» **Short exercise**
Will you output all of the data below exactly, omitting the images?

» **Source excerpt**
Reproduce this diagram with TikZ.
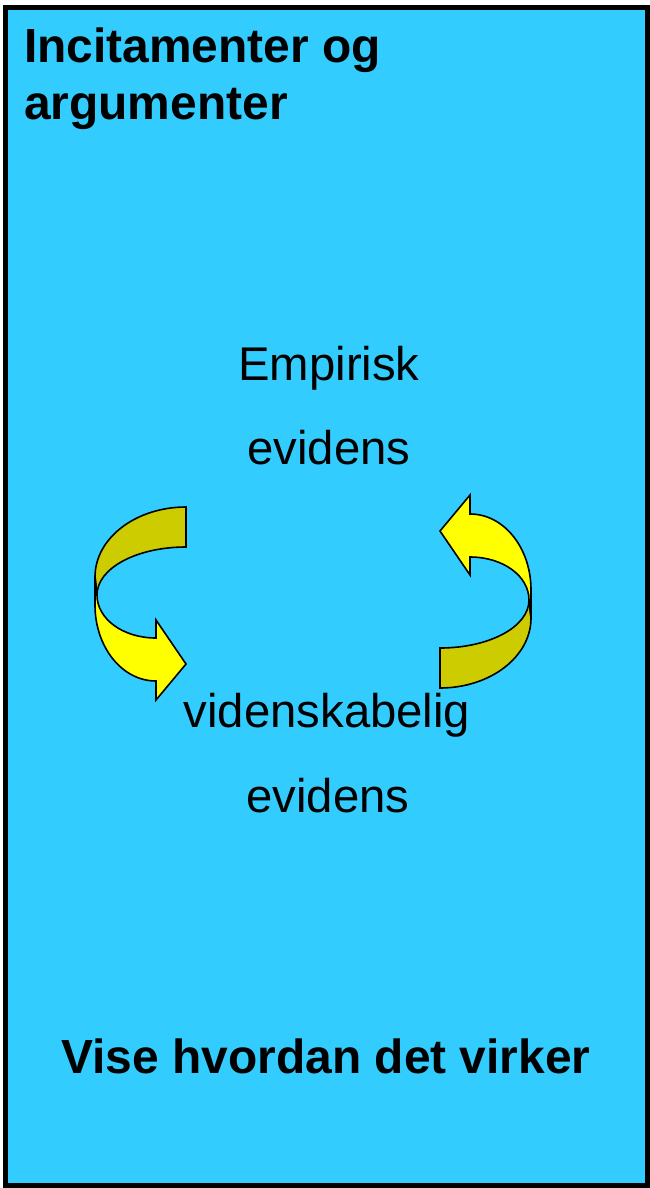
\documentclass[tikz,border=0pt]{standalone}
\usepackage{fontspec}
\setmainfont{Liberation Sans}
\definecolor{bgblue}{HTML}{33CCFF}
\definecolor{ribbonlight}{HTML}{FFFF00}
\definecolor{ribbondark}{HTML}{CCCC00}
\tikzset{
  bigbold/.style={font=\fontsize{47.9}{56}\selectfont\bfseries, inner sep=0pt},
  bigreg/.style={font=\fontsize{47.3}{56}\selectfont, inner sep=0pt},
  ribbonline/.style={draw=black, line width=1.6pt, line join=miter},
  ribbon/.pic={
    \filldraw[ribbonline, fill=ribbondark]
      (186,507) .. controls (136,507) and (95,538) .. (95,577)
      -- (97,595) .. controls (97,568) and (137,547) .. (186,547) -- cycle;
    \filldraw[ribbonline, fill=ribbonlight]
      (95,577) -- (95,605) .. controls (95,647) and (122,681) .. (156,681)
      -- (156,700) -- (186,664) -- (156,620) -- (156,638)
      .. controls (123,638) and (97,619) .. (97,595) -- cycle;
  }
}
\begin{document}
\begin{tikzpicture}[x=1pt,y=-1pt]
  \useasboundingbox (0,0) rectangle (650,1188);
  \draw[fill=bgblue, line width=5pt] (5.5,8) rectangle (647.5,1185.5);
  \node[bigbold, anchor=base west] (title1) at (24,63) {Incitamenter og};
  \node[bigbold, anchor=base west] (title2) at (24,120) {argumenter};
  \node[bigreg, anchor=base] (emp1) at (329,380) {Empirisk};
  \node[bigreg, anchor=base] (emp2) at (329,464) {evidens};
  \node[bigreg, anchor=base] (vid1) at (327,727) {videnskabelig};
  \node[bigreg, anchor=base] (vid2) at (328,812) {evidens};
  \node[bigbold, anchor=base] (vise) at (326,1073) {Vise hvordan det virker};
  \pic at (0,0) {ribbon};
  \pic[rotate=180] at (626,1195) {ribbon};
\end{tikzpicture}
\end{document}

» **Correct response**
Reproduce this diagram with TikZ.
\documentclass[tikz,border=0pt]{standalone}
\usepackage{fontspec}
\setmainfont{Liberation Sans}
\definecolor{bgblue}{HTML}{33CCFF}
\definecolor{ribbonlight}{HTML}{FFFF00}
\definecolor{ribbondark}{HTML}{CCCC00}
\tikzset{
  bigbold/.style={font=\fontsize{47.9}{56}\selectfont\bfseries, inner sep=0pt},
  bigreg/.style={font=\fontsize{47.3}{56}\selectfont, inner sep=0pt},
  ribbonline/.style={draw=black, line width=1.6pt, line join=miter},
  ribbon/.pic={
    \filldraw[ribbonline, fill=ribbondark]
      (186,507) .. controls (136,507) and (95,538) .. (95,577)
      -- (97,595) .. controls (97,568) and (137,547) .. (186,547) -- cycle;
    \filldraw[ribbonline, fill=ribbonlight]
      (95,577) -- (95,605) .. controls (95,647) and (122,681) .. (156,681)
      -- (156,700) -- (186,664) -- (156,620) -- (156,638)
      .. controls (123,638) and (97,619) .. (97,595) -- cycle;
  }
}
\begin{document}
\begin{tikzpicture}[x=1pt,y=-1pt]
  \useasboundingbox (0,0) rectangle (650,1188);
  \draw[fill=bgblue, line width=5pt] (5.5,8) rectangle (647.5,1185.5);
  \node[bigbold, anchor=base west] (title1) at (24,63) {Incitamenter og};
  \node[bigbold, anchor=base west] (title2) at (24,120) {argumenter};
  \node[bigreg, anchor=base] (emp1) at (329,380) {Empirisk};
  \node[bigreg, anchor=base] (emp2) at (329,464) {evidens};
  \node[bigreg, anchor=base] (vid1) at (327,727) {videnskabelig};
  \node[bigreg, anchor=base] (vid2) at (328,812) {evidens};
  \node[bigbold, anchor=base] (vise) at (326,1073) {Vise hvordan det virker};
  \pic at (0,0) {ribbon};
  \pic[rotate=180] at (626,1195) {ribbon};
\end{tikzpicture}
\end{document}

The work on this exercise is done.